Ces plaintes là sont fauces : il y a en la police du monde, une egalité plus grande, et une relation plus uniforme.

Nostre peau est pourveue aussi suffisamment que la leur, de fermeté contre les injures du temps, tesmoing plusieurs nations, qui n’ont encores essayé nul usage de vestemens. Noz anciens Gaulois n’estoient gueres vestus, ne sont pas les Irlandois noz voisins, soubs un ciel si froid : Mais nous le jugeons mieux par nous mesmes : car tous les endroits de la personne, qu’il nous plaist descouvrir au vent et à l’air, se trouvent propres à le souffrir : S’il y a partie en nous foible, et qui semble devoir craindre la froidure, ce devroit estre l’estomach, où se fait la digestion : noz peres le portoyent descouvert, et noz Dames, ainsi molles et delicates qu’elles sont, elles s’en vont tantost entr’ouvertes jusques au nombril. Les liaisons et emmaillottems des enfans ne sont non plus necessaires : et les meres Lacedemoniennes eslevoient les leurs en toute liberté de mouvements de membres, sans les attacher ne plier.

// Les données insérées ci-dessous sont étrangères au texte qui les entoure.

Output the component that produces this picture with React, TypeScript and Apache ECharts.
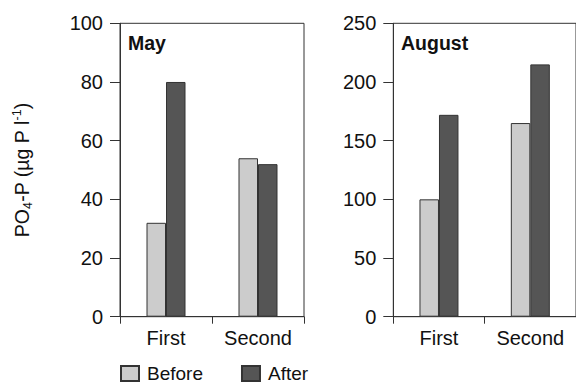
import React, { useEffect, useRef } from "react";
import * as echarts from "echarts";

// Sampling occasion on the x axis
const categories = ["First", "Second"];
// PO4-P concentrations (µg P l-1), May
const mayBefore = [32, 54];
const mayAfter = [80, 52];
// PO4-P concentrations (µg P l-1), August
const augBefore = [100, 165];
const augAfter = [172, 215];
const seriesNames = ["Before", "After"];
const panelTitles = ["May", "August"];

const FONT = "'Liberation Sans', Arial, Helvetica, sans-serif";
const AXIS = "#333333";
const LIGHT = "#cccccc";
const DARK = "#555555";
const TEXT = "#111111";
const FS = 20;

export default function App() {
  const ref = useRef<HTMLDivElement>(null);

  useEffect(() => {
    if (!ref.current) return;
    const chart = echarts.init(ref.current, undefined, { renderer: "svg" });

    const xAxisBase = (gridIndex: number) => ({
      type: "category" as const,
      gridIndex,
      data: categories,
      axisLine: { lineStyle: { color: AXIS, width: 1 } },
      axisTick: { show: true, length: 7, lineStyle: { color: AXIS } },
      axisLabel: { color: TEXT, fontSize: FS, fontFamily: FONT, margin: 11 },
    });
    const yAxisBase = (gridIndex: number, max: number, interval: number) => ({
      type: "value" as const,
      gridIndex,
      min: 0,
      max,
      interval,
      axisLine: { show: true, lineStyle: { color: AXIS, width: 1 } },
      axisTick: { show: true, length: 10, lineStyle: { color: AXIS } },
      axisLabel: { color: TEXT, fontSize: FS, fontFamily: FONT, margin: 17 },
      splitLine: { show: false },
    });
    const bar = (name: string, data: number[], idx: number, color: string) => ({
      type: "bar" as const,
      name,
      data,
      xAxisIndex: idx,
      yAxisIndex: idx,
      barWidth: 19.5,
      barGap: "0%",
      itemStyle: { color, borderColor: AXIS, borderWidth: 1 },
    });

    chart.setOption({
      animation: false,
      grid: [
        { left: 120, top: 23.3, width: 184, height: 293.4, show: true, borderColor: AXIS, borderWidth: 1, backgroundColor: "transparent" },
        { left: 393.3, top: 23.3, width: 184.7, height: 293.4, show: true, borderColor: AXIS, borderWidth: 1, backgroundColor: "transparent" },
      ],
      xAxis: [xAxisBase(0), xAxisBase(1)],
      yAxis: [yAxisBase(0, 100, 20), yAxisBase(1, 250, 50)],
      legend: {
        data: seriesNames,
        left: 120,
        top: 364,
        icon: "rect",
        itemWidth: 18,
        itemHeight: 15,
        itemGap: 38,
        padding: 0,
        textStyle: { fontSize: 19, fontFamily: FONT, color: TEXT, padding: [0, 0, 0, 3] },
      },
      series: [
        bar(seriesNames[0], mayBefore, 0, LIGHT),
        bar(seriesNames[1], mayAfter, 0, DARK),
        bar(seriesNames[0], augBefore, 1, LIGHT),
        bar(seriesNames[1], augAfter, 1, DARK),
      ],
      graphic: [
        {
          type: "text",
          x: 128,
          y: 43,
          style: { text: panelTitles[0], fontSize: 19.5, fontWeight: "bold", fontFamily: FONT, fill: TEXT, verticalAlign: "middle" },
        },
        {
          type: "text",
          x: 401,
          y: 43,
          style: { text: panelTitles[1], fontSize: 19.5, fontWeight: "bold", fontFamily: FONT, fill: TEXT, verticalAlign: "middle" },
        },
        {
          type: "text",
          x: 22,
          y: 170,
          rotation: Math.PI / 2,
          style: {
            text: "{a|PO}{sub|4}{a|-P (µg P l}{sup|-1}{a|)}",
            align: "center",
            verticalAlign: "middle",
            fontFamily: FONT,
            fill: TEXT,
            rich: {
              a: { fontSize: 19.5, fontFamily: FONT, fill: TEXT, lineHeight: 24, verticalAlign: "middle" },
              sub: { fontSize: 12.5, fontFamily: FONT, fill: TEXT, lineHeight: 24, verticalAlign: "bottom" },
              sup: { fontSize: 12.5, fontFamily: FONT, fill: TEXT, lineHeight: 24, verticalAlign: "top" },
            },
          },
        },
      ],
    });

    return () => chart.dispose();
  }, []);

  return <div ref={ref} style={{ width: 576, height: 385, position: "absolute", left: 0, top: 0 }} />;
}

Nostre pleurer est commun à la plus part des autres animaux, et n’en est guere qu’on ne voye se plaindre et gemir long temps apres leur naissance : d’autant que c’est une contenance bien sortable à la foiblesse, en quoy ils se sentent. Quant à l’usage du manger, il est en nous, comme en eux, naturel et sans instruction.